What to produce → Leave out the pictures and set down exactly the lines from the start of the listing through the one with "const dbRange = [55,90];", both included.
----------------
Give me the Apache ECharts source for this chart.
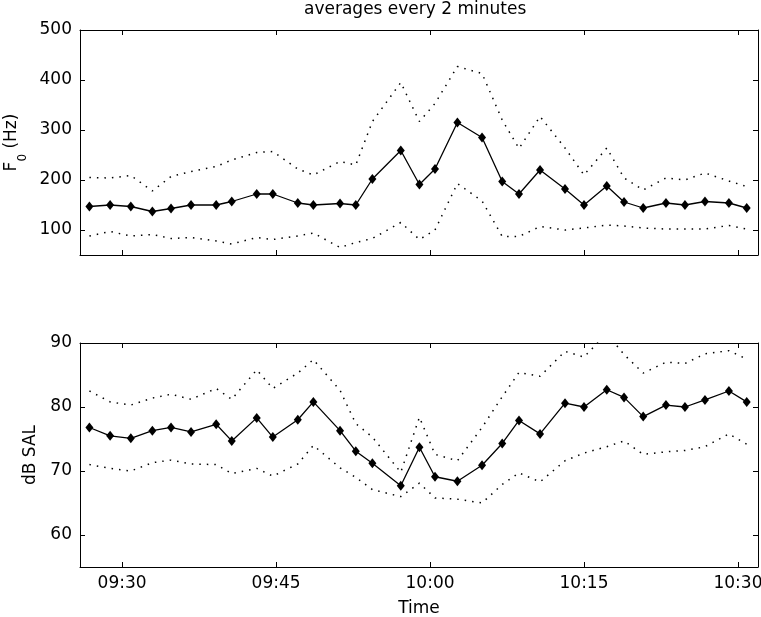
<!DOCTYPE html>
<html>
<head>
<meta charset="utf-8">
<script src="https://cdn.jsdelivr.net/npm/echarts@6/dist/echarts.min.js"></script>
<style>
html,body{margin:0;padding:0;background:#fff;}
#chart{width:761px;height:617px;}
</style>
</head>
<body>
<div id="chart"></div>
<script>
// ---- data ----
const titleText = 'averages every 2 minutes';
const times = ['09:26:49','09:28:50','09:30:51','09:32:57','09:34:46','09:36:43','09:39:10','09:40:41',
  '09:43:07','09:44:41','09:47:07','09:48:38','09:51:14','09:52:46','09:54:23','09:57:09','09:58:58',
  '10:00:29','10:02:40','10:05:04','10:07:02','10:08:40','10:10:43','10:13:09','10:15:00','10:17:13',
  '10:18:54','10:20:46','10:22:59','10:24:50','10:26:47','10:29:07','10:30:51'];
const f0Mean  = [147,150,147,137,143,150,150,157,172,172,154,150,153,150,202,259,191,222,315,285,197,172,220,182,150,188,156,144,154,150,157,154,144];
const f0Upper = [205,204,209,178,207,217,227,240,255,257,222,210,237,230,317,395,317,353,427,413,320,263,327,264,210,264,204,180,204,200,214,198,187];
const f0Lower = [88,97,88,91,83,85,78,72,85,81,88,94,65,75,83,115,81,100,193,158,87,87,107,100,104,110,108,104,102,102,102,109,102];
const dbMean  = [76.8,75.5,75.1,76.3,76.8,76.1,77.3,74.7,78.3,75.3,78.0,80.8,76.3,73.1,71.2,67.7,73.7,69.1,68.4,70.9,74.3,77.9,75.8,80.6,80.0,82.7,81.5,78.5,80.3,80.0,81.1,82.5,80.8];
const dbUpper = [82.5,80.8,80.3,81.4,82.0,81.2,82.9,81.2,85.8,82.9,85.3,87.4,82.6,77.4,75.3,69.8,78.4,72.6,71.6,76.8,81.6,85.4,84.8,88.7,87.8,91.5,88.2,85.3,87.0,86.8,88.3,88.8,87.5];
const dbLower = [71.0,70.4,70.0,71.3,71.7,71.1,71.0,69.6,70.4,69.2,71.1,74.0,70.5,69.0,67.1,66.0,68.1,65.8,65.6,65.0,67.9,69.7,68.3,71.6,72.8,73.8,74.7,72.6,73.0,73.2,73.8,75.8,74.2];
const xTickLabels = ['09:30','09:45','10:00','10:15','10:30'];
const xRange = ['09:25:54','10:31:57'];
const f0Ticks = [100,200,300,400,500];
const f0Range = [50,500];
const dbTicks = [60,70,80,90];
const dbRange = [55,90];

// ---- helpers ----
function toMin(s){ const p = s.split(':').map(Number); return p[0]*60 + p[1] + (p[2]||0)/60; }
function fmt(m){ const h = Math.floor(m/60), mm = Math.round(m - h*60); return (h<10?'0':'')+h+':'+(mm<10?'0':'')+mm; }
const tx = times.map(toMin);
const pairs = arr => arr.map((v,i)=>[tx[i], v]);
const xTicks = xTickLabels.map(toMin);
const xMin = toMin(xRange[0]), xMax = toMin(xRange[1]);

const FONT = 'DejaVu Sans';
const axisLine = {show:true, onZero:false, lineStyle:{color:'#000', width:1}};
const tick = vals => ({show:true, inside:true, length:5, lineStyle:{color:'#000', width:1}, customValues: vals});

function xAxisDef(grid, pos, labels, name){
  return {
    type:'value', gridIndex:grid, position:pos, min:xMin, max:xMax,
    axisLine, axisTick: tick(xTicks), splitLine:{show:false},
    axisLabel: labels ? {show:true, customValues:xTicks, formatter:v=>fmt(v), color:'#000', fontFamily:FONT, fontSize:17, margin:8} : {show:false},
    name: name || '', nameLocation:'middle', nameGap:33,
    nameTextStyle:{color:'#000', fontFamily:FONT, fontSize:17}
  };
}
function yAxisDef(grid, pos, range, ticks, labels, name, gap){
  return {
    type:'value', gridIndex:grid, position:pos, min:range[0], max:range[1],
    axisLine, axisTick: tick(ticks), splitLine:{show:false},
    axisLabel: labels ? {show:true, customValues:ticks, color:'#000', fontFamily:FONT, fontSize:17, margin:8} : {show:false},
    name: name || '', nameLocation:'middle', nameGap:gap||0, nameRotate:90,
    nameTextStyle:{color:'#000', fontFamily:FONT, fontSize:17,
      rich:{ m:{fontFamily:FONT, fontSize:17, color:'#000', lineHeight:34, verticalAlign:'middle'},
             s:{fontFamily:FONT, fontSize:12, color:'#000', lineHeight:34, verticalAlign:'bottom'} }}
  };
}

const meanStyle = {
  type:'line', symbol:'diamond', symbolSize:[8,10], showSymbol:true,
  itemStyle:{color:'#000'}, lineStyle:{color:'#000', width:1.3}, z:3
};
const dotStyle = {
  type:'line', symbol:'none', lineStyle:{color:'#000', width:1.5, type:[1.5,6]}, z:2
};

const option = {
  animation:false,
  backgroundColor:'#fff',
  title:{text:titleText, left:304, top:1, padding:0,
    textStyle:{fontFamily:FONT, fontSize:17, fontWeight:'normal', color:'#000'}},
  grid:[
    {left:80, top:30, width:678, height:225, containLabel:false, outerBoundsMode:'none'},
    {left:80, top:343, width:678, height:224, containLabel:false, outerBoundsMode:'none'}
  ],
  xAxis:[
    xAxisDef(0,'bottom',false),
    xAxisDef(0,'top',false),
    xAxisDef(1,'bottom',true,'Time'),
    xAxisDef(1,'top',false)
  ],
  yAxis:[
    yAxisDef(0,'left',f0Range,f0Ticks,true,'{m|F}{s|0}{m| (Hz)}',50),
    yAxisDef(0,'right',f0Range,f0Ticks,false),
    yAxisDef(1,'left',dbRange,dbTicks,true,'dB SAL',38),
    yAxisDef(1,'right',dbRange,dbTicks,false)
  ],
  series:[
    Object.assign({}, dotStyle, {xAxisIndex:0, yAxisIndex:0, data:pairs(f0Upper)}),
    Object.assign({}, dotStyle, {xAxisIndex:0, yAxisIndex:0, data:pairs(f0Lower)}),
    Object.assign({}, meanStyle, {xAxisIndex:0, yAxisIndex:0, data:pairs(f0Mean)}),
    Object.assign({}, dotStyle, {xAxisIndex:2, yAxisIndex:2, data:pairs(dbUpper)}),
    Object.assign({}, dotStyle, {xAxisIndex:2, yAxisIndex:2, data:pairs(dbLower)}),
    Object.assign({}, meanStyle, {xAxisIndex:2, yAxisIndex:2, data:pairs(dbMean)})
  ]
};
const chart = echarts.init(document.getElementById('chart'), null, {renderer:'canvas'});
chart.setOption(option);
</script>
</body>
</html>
----------------
Finished answer →
Give me the Apache ECharts source for this chart.
<!DOCTYPE html>
<html>
<head>
<meta charset="utf-8">
<script src="https://cdn.jsdelivr.net/npm/echarts@6/dist/echarts.min.js"></script>
<style>
html,body{margin:0;padding:0;background:#fff;}
#chart{width:761px;height:617px;}
</style>
</head>
<body>
<div id="chart"></div>
<script>
// ---- data ----
const titleText = 'averages every 2 minutes';
const times = ['09:26:49','09:28:50','09:30:51','09:32:57','09:34:46','09:36:43','09:39:10','09:40:41',
  '09:43:07','09:44:41','09:47:07','09:48:38','09:51:14','09:52:46','09:54:23','09:57:09','09:58:58',
  '10:00:29','10:02:40','10:05:04','10:07:02','10:08:40','10:10:43','10:13:09','10:15:00','10:17:13',
  '10:18:54','10:20:46','10:22:59','10:24:50','10:26:47','10:29:07','10:30:51'];
const f0Mean  = [147,150,147,137,143,150,150,157,172,172,154,150,153,150,202,259,191,222,315,285,197,172,220,182,150,188,156,144,154,150,157,154,144];
const f0Upper = [205,204,209,178,207,217,227,240,255,257,222,210,237,230,317,395,317,353,427,413,320,263,327,264,210,264,204,180,204,200,214,198,187];
const f0Lower = [88,97,88,91,83,85,78,72,85,81,88,94,65,75,83,115,81,100,193,158,87,87,107,100,104,110,108,104,102,102,102,109,102];
const dbMean  = [76.8,75.5,75.1,76.3,76.8,76.1,77.3,74.7,78.3,75.3,78.0,80.8,76.3,73.1,71.2,67.7,73.7,69.1,68.4,70.9,74.3,77.9,75.8,80.6,80.0,82.7,81.5,78.5,80.3,80.0,81.1,82.5,80.8];
const dbUpper = [82.5,80.8,80.3,81.4,82.0,81.2,82.9,81.2,85.8,82.9,85.3,87.4,82.6,77.4,75.3,69.8,78.4,72.6,71.6,76.8,81.6,85.4,84.8,88.7,87.8,91.5,88.2,85.3,87.0,86.8,88.3,88.8,87.5];
const dbLower = [71.0,70.4,70.0,71.3,71.7,71.1,71.0,69.6,70.4,69.2,71.1,74.0,70.5,69.0,67.1,66.0,68.1,65.8,65.6,65.0,67.9,69.7,68.3,71.6,72.8,73.8,74.7,72.6,73.0,73.2,73.8,75.8,74.2];
const xTickLabels = ['09:30','09:45','10:00','10:15','10:30'];
const xRange = ['09:25:54','10:31:57'];
const f0Ticks = [100,200,300,400,500];
const f0Range = [50,500];
const dbTicks = [60,70,80,90];
const dbRange = [55,90];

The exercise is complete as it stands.